To be done:
Transcribe the data in full and exactly, omitting any pictures.

--- START Dataset rows ---

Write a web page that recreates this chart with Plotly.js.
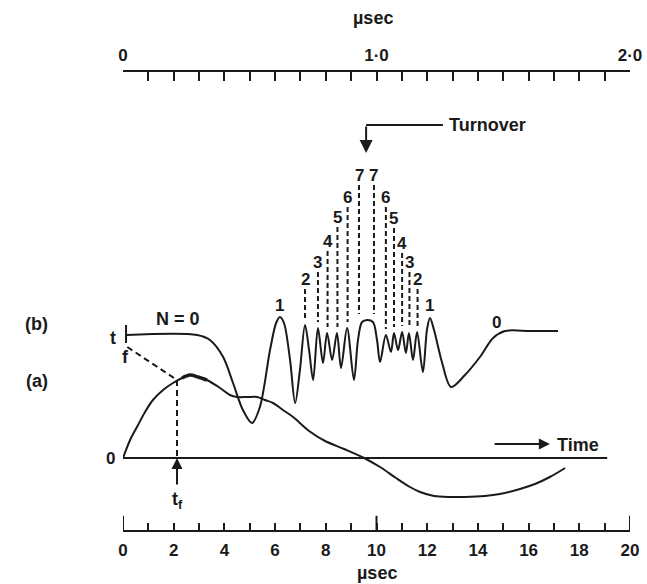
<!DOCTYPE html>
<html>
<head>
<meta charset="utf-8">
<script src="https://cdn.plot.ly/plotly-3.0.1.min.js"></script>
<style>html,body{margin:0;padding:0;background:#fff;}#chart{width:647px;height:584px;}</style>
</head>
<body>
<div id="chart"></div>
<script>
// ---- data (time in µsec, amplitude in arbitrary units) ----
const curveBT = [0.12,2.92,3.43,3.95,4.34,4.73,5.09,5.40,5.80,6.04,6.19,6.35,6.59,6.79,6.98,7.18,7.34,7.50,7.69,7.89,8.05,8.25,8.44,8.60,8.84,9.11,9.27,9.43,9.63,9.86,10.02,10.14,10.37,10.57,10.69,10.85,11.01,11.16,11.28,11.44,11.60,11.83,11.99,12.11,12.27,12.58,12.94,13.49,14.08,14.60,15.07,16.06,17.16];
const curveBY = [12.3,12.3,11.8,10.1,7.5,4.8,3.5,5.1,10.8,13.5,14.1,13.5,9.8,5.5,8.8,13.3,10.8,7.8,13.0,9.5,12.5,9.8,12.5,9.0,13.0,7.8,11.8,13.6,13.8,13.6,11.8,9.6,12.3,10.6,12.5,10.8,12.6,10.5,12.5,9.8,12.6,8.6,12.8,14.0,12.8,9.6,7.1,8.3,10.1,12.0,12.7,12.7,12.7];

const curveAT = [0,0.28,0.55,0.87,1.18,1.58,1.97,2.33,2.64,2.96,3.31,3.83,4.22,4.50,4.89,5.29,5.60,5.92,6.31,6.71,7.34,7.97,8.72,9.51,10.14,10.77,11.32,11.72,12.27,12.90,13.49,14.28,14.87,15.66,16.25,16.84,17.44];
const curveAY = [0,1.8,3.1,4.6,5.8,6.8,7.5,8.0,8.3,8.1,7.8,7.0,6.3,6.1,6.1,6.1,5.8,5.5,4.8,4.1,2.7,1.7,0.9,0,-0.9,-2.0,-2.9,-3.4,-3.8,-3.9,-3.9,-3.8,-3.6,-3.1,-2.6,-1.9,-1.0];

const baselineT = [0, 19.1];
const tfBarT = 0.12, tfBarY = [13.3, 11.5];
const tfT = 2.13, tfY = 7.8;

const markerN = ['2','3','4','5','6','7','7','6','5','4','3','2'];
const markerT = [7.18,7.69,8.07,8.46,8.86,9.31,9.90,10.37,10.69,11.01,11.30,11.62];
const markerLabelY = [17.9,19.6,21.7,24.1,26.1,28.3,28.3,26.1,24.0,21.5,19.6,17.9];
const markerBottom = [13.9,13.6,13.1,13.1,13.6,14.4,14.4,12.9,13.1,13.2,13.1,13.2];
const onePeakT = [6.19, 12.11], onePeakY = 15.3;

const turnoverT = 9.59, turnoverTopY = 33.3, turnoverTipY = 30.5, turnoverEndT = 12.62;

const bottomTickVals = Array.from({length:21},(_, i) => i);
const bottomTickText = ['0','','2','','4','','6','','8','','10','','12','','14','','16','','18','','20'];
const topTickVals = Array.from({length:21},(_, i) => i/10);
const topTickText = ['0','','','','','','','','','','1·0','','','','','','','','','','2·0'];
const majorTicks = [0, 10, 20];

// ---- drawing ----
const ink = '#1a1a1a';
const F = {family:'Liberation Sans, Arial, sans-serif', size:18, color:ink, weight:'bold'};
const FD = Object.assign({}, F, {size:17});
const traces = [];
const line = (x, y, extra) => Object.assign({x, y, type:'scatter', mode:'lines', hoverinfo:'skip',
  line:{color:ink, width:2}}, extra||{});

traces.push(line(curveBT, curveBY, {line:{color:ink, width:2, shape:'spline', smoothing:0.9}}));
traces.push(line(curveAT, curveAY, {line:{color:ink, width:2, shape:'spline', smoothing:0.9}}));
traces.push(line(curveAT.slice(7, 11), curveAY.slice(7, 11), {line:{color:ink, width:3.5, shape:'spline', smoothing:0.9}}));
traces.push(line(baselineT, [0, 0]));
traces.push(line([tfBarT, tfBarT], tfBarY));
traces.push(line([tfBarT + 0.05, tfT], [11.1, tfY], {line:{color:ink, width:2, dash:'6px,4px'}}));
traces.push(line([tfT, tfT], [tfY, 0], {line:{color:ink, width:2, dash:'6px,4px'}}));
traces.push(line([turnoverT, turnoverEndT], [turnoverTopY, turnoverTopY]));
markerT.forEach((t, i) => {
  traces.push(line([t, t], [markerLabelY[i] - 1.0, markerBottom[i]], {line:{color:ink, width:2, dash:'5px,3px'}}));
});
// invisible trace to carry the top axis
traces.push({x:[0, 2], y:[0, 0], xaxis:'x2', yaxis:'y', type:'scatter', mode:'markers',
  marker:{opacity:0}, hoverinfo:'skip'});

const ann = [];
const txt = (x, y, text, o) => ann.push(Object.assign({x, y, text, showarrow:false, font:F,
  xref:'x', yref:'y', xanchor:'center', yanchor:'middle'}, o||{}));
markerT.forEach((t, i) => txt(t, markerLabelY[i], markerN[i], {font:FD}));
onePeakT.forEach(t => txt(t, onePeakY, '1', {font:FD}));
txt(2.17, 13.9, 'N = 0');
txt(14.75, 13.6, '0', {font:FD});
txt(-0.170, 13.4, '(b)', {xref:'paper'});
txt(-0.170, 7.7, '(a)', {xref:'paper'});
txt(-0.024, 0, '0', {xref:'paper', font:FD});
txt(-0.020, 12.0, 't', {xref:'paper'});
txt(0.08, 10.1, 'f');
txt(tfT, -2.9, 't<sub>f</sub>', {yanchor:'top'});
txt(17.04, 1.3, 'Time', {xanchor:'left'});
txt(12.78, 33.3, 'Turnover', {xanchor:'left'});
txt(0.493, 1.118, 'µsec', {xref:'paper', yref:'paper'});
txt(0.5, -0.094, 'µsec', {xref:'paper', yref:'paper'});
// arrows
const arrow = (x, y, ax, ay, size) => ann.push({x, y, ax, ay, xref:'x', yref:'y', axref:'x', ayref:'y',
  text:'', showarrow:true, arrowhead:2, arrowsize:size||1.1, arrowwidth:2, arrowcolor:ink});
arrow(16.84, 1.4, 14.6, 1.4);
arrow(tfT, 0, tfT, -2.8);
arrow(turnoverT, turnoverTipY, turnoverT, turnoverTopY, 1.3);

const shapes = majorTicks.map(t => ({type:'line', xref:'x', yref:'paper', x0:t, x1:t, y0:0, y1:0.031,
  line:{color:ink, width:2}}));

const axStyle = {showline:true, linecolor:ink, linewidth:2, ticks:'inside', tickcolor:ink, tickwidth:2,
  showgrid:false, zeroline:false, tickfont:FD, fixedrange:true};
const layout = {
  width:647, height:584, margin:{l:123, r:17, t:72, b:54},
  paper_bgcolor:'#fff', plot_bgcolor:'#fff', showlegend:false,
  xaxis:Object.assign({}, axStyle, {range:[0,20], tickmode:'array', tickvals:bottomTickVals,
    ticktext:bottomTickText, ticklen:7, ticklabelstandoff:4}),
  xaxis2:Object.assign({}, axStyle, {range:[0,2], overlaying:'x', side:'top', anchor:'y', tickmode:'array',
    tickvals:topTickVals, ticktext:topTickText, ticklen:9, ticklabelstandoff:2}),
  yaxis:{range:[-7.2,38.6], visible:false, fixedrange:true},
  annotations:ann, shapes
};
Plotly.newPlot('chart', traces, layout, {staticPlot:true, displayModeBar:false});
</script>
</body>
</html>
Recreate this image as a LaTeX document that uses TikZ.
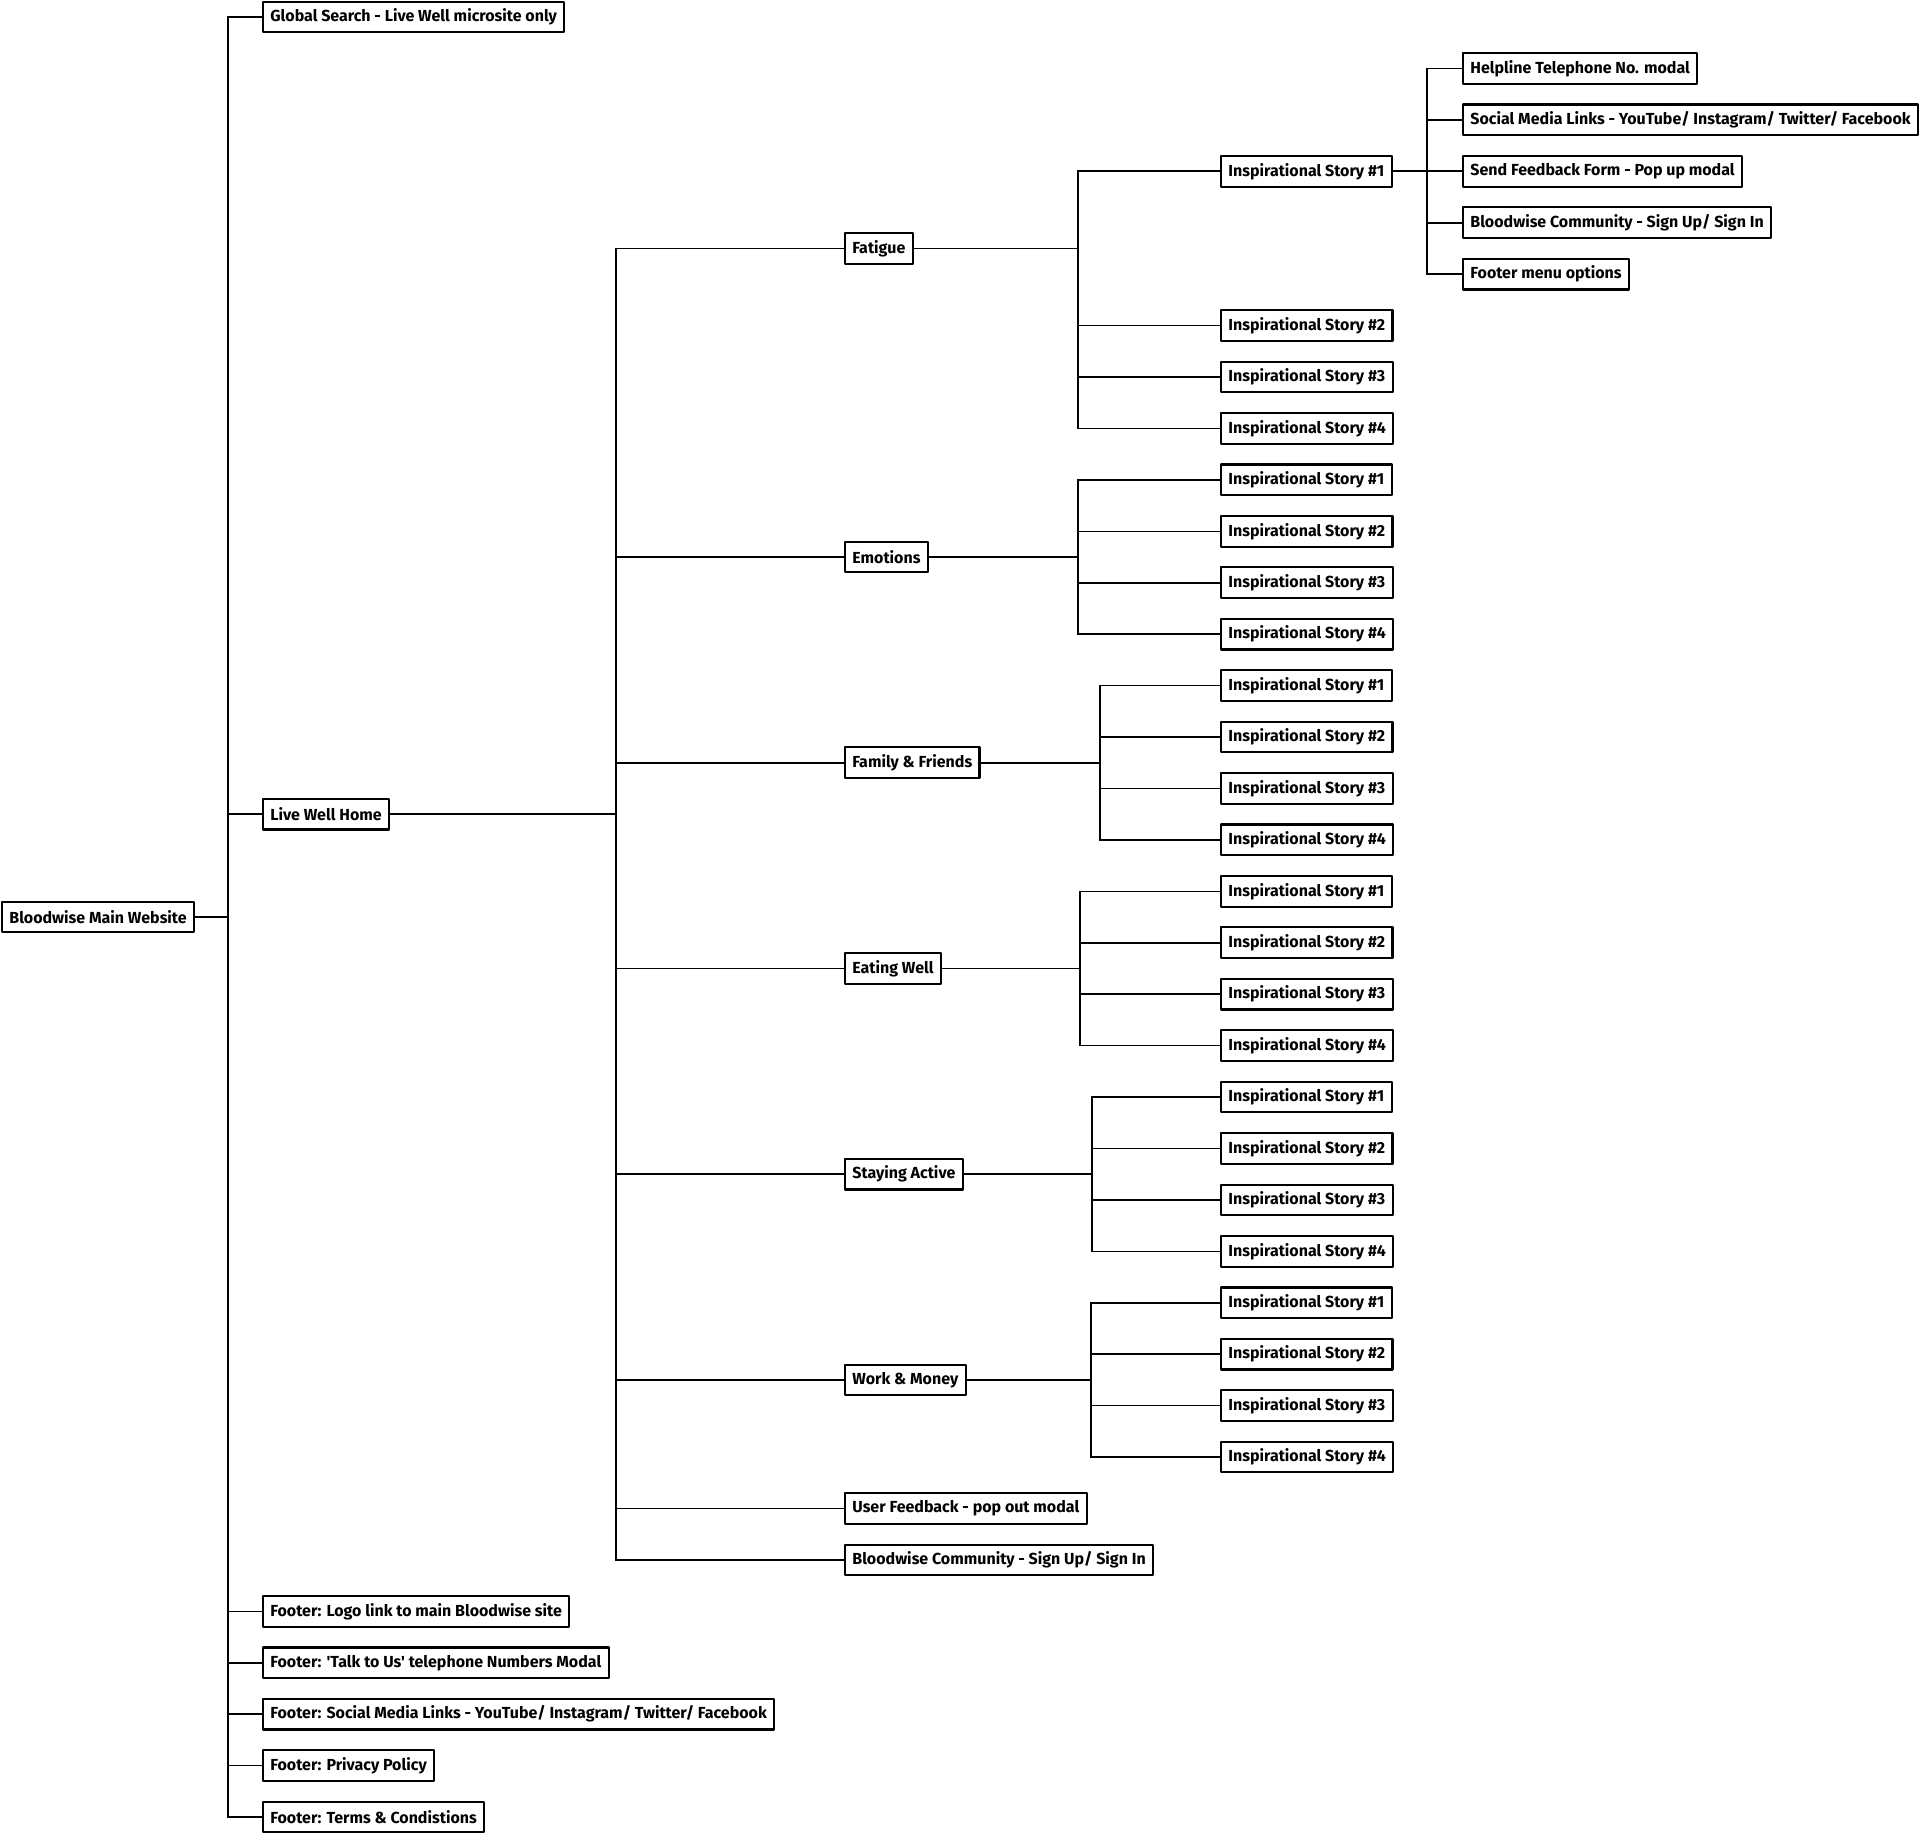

--- END Dataset rows ---

Solved exercise:
Write a web page that recreates this chart with Plotly.js.
<!DOCTYPE html>
<html>
<head>
<meta charset="utf-8">
<script src="https://cdn.plot.ly/plotly-3.0.1.min.js"></script>
<style>html,body{margin:0;padding:0;background:#fff;}#chart{width:647px;height:584px;}</style>
</head>
<body>
<div id="chart"></div>
<script>
// ---- data (time in µsec, amplitude in arbitrary units) ----
const curveBT = [0.12,2.92,3.43,3.95,4.34,4.73,5.09,5.40,5.80,6.04,6.19,6.35,6.59,6.79,6.98,7.18,7.34,7.50,7.69,7.89,8.05,8.25,8.44,8.60,8.84,9.11,9.27,9.43,9.63,9.86,10.02,10.14,10.37,10.57,10.69,10.85,11.01,11.16,11.28,11.44,11.60,11.83,11.99,12.11,12.27,12.58,12.94,13.49,14.08,14.60,15.07,16.06,17.16];
const curveBY = [12.3,12.3,11.8,10.1,7.5,4.8,3.5,5.1,10.8,13.5,14.1,13.5,9.8,5.5,8.8,13.3,10.8,7.8,13.0,9.5,12.5,9.8,12.5,9.0,13.0,7.8,11.8,13.6,13.8,13.6,11.8,9.6,12.3,10.6,12.5,10.8,12.6,10.5,12.5,9.8,12.6,8.6,12.8,14.0,12.8,9.6,7.1,8.3,10.1,12.0,12.7,12.7,12.7];

const curveAT = [0,0.28,0.55,0.87,1.18,1.58,1.97,2.33,2.64,2.96,3.31,3.83,4.22,4.50,4.89,5.29,5.60,5.92,6.31,6.71,7.34,7.97,8.72,9.51,10.14,10.77,11.32,11.72,12.27,12.90,13.49,14.28,14.87,15.66,16.25,16.84,17.44];
const curveAY = [0,1.8,3.1,4.6,5.8,6.8,7.5,8.0,8.3,8.1,7.8,7.0,6.3,6.1,6.1,6.1,5.8,5.5,4.8,4.1,2.7,1.7,0.9,0,-0.9,-2.0,-2.9,-3.4,-3.8,-3.9,-3.9,-3.8,-3.6,-3.1,-2.6,-1.9,-1.0];

const baselineT = [0, 19.1];
const tfBarT = 0.12, tfBarY = [13.3, 11.5];
const tfT = 2.13, tfY = 7.8;

const markerN = ['2','3','4','5','6','7','7','6','5','4','3','2'];
const markerT = [7.18,7.69,8.07,8.46,8.86,9.31,9.90,10.37,10.69,11.01,11.30,11.62];
const markerLabelY = [17.9,19.6,21.7,24.1,26.1,28.3,28.3,26.1,24.0,21.5,19.6,17.9];
const markerBottom = [13.9,13.6,13.1,13.1,13.6,14.4,14.4,12.9,13.1,13.2,13.1,13.2];
const onePeakT = [6.19, 12.11], onePeakY = 15.3;

const turnoverT = 9.59, turnoverTopY = 33.3, turnoverTipY = 30.5, turnoverEndT = 12.62;

const bottomTickVals = Array.from({length:21},(_, i) => i);
const bottomTickText = ['0','','2','','4','','6','','8','','10','','12','','14','','16','','18','','20'];
const topTickVals = Array.from({length:21},(_, i) => i/10);
const topTickText = ['0','','','','','','','','','','1·0','','','','','','','','','','2·0'];
const majorTicks = [0, 10, 20];

// ---- drawing ----
const ink = '#1a1a1a';
const F = {family:'Liberation Sans, Arial, sans-serif', size:18, color:ink, weight:'bold'};
const FD = Object.assign({}, F, {size:17});
const traces = [];
const line = (x, y, extra) => Object.assign({x, y, type:'scatter', mode:'lines', hoverinfo:'skip',
  line:{color:ink, width:2}}, extra||{});

traces.push(line(curveBT, curveBY, {line:{color:ink, width:2, shape:'spline', smoothing:0.9}}));
traces.push(line(curveAT, curveAY, {line:{color:ink, width:2, shape:'spline', smoothing:0.9}}));
traces.push(line(curveAT.slice(7, 11), curveAY.slice(7, 11), {line:{color:ink, width:3.5, shape:'spline', smoothing:0.9}}));
traces.push(line(baselineT, [0, 0]));
traces.push(line([tfBarT, tfBarT], tfBarY));
traces.push(line([tfBarT + 0.05, tfT], [11.1, tfY], {line:{color:ink, width:2, dash:'6px,4px'}}));
traces.push(line([tfT, tfT], [tfY, 0], {line:{color:ink, width:2, dash:'6px,4px'}}));
traces.push(line([turnoverT, turnoverEndT], [turnoverTopY, turnoverTopY]));
markerT.forEach((t, i) => {
  traces.push(line([t, t], [markerLabelY[i] - 1.0, markerBottom[i]], {line:{color:ink, width:2, dash:'5px,3px'}}));
});
// invisible trace to carry the top axis
traces.push({x:[0, 2], y:[0, 0], xaxis:'x2', yaxis:'y', type:'scatter', mode:'markers',
  marker:{opacity:0}, hoverinfo:'skip'});

const ann = [];
const txt = (x, y, text, o) => ann.push(Object.assign({x, y, text, showarrow:false, font:F,
  xref:'x', yref:'y', xanchor:'center', yanchor:'middle'}, o||{}));
markerT.forEach((t, i) => txt(t, markerLabelY[i], markerN[i], {font:FD}));
onePeakT.forEach(t => txt(t, onePeakY, '1', {font:FD}));
txt(2.17, 13.9, 'N = 0');
txt(14.75, 13.6, '0', {font:FD});
txt(-0.170, 13.4, '(b)', {xref:'paper'});
txt(-0.170, 7.7, '(a)', {xref:'paper'});
txt(-0.024, 0, '0', {xref:'paper', font:FD});
txt(-0.020, 12.0, 't', {xref:'paper'});
txt(0.08, 10.1, 'f');
txt(tfT, -2.9, 't<sub>f</sub>', {yanchor:'top'});
txt(17.04, 1.3, 'Time', {xanchor:'left'});
txt(12.78, 33.3, 'Turnover', {xanchor:'left'});
txt(0.493, 1.118, 'µsec', {xref:'paper', yref:'paper'});
txt(0.5, -0.094, 'µsec', {xref:'paper', yref:'paper'});
// arrows
const arrow = (x, y, ax, ay, size) => ann.push({x, y, ax, ay, xref:'x', yref:'y', axref:'x', ayref:'y',
  text:'', showarrow:true, arrowhead:2, arrowsize:size||1.1, arrowwidth:2, arrowcolor:ink});
arrow(16.84, 1.4, 14.6, 1.4);
arrow(tfT, 0, tfT, -2.8);
arrow(turnoverT, turnoverTipY, turnoverT, turnoverTopY, 1.3);

const shapes = majorTicks.map(t => ({type:'line', xref:'x', yref:'paper', x0:t, x1:t, y0:0, y1:0.031,
  line:{color:ink, width:2}}));

const axStyle = {showline:true, linecolor:ink, linewidth:2, ticks:'inside', tickcolor:ink, tickwidth:2,
  showgrid:false, zeroline:false, tickfont:FD, fixedrange:true};
const layout = {
  width:647, height:584, margin:{l:123, r:17, t:72, b:54},
  paper_bgcolor:'#fff', plot_bgcolor:'#fff', showlegend:false,
  xaxis:Object.assign({}, axStyle, {range:[0,20], tickmode:'array', tickvals:bottomTickVals,
    ticktext:bottomTickText, ticklen:7, ticklabelstandoff:4}),
  xaxis2:Object.assign({}, axStyle, {range:[0,2], overlaying:'x', side:'top', anchor:'y', tickmode:'array',
    tickvals:topTickVals, ticktext:topTickText, ticklen:9, ticklabelstandoff:2}),
  yaxis:{range:[-7.2,38.6], visible:false, fixedrange:true},
  annotations:ann, shapes
};
Plotly.newPlot('chart', traces, layout, {staticPlot:true, displayModeBar:false});
</script>
</body>
</html>
Recreate this image as a LaTeX document that uses TikZ.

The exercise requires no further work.